Category Archives: Replication

Sync: Operational Transformation vs. Conflict-Free Replication Data Types (CRDTs)

I need a solution for data sync/replication of offline data that doesn’t require my team to read whitepapers and understand theoretical mathematics.

There is an argument going on right now as to whether Operational Transformations (OT) or Conflict-Free Replication Data Types  (CRDTs) are the way to go here.  Both technologies are intended to solve the thorny problem of handling (or removing the potential) of conflicts when multiple parties are working on the same data without direct awareness of the efforts of another party or parties (perhaps because of temporal or location differences).

Maturity

I really like the idea of CRDTs, but there isn’t really a practical (or at least popular) implementation of full document CRDTs (think JSON) that I know of right now.  There also seems to be the (old) problem where the CRDTs are replicating correctly, but we are asking them to do the wrong thing… To be a little more clear, we are having difficulty getting the intent of the users expressed in the data structure that prevents conflicts.  We can get eventual consistency between the two bodies of data, but what would the two (or more) parties have created if they did it together side-by-side?

This is a problem that has been explored a little more in the world of Operational Transformation so the solutions (that I am aware of) are a little more mature.

Sync via peer to peer?

The primary downside of OT (that I can see) is that there really needs to be a single source of truth (think server) with Operational Transformations whereas CRDTs allow full mesh or peer-to-peer (P2P) sync.

Because P2P communication is almost as difficult right now as sync itself, it may just be practical to work with OT.

Some libraries to look at

I have been playing a bit with sharedb.  This seems to be the best OT work going on in JavaScript right now.  That said, there isn’t a huge community around the library and the owner’s (though amazing and brilliant people with other real jobs to keep down) do not appear to be super responsive to pull requests and issues.

If you are looking at doing the P2P thing, it seems like Scuttlebutt is a protocol/replication technology that is getting a bit of traction.  I believe it is inherently duplex though… so YMMV.  Here is a JavaScript implementation that might interest you.

 

Synchronization Using Interval Tree Clocks in JavaScript

As a follow up to my previous post, I’ve implemented the Interval Tree Clock code in JavaScript with tests.  I’ve also begun a synchronization framework to go with it.

Github ITC in Javascript

The framework would be for synchronizing documents in full mesh mode — so peer to peer.

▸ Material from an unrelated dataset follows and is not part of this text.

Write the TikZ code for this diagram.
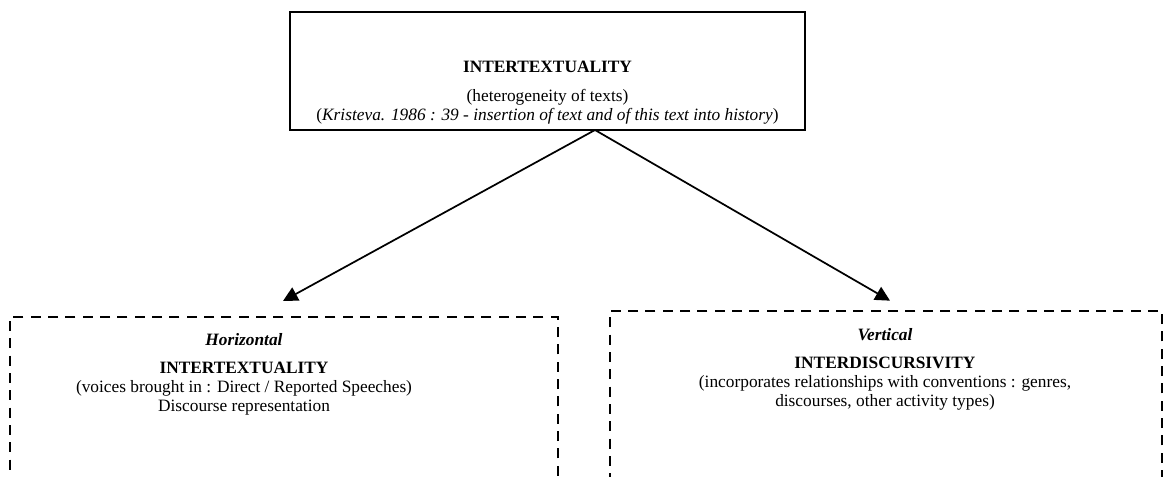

Everything has tests, so you can easily see the direction and progress by just reviewing the tests.

I stab the Synchronization with big knife

Synchronization With Interval Tree Clocks

Sync ProblemsI’ve been working with mobile devices for a long time, and inevitably the most painful piece of the development process is getting data to be consistent across all replicas.
For years, I’ve been trying to find a consistent means of taking care of this in a way which is OS and repository agnostic for all replicas. It isn’t 100% clear to me why this isn’t a solved problem, but I have a feeling there are several contributing factors:

  1. Internecine conflict between all relevant parties.
  2. Rapidly changing means and standards for data storage and transmission.
  3. Figuring out causal relationships between data on different replicas is really, really difficult.

It seems to me that number 1 and 2 having become somewhat better lately because of ubiquitous JavaScript.  I’m not saying it’s trivial, but you can make an app that works just about everywhere now if you write it in HTML and JavaScript.

When dealing with data, browser based apps are still likely to be a problem with large data sets and long periods without connectivity, but it might be worth exploring the possibilities again.

To this end, I’ve been looking at solving the causal problem with Interval Tree Clocks (ITCs) lately.  They are interesting in the way that licking battery terminals is interesting.  They are painfully tedious, but if you can stick with it, you may eventually power a solution (or be brain damaged).

For a long time, I think the standard way to handle the problem of causal relationships has been vector clocks, but they have well documented limitations around space usage which do not apply to Interval Tree Clocks.

Also, you can make pretty diagrams with ITCs.

ITC Node Diagram

So I’ve been trying to rewrite the ITC algorithm in C#.  This may seem ironic since I just told you that JavaScript seems to be one solution to some of the industry’s synchronization problems, but the reality is, I’m much better at exploring ideas with type safe code.

I’ve gotten most of the C# working, and I’ve created tests.  My intent is to use those to safely port the C# over to JavaScript.

You can check the code out here.

If you prefer Java, Erlang or c, there is a repository from the original designers of the algorithm here.  A word of warning: if you try to use that repository to follow along with my code, it will be very difficult.  Conceptually, the code is somewhat similar to what I have written, but my implementation is almost entirely different.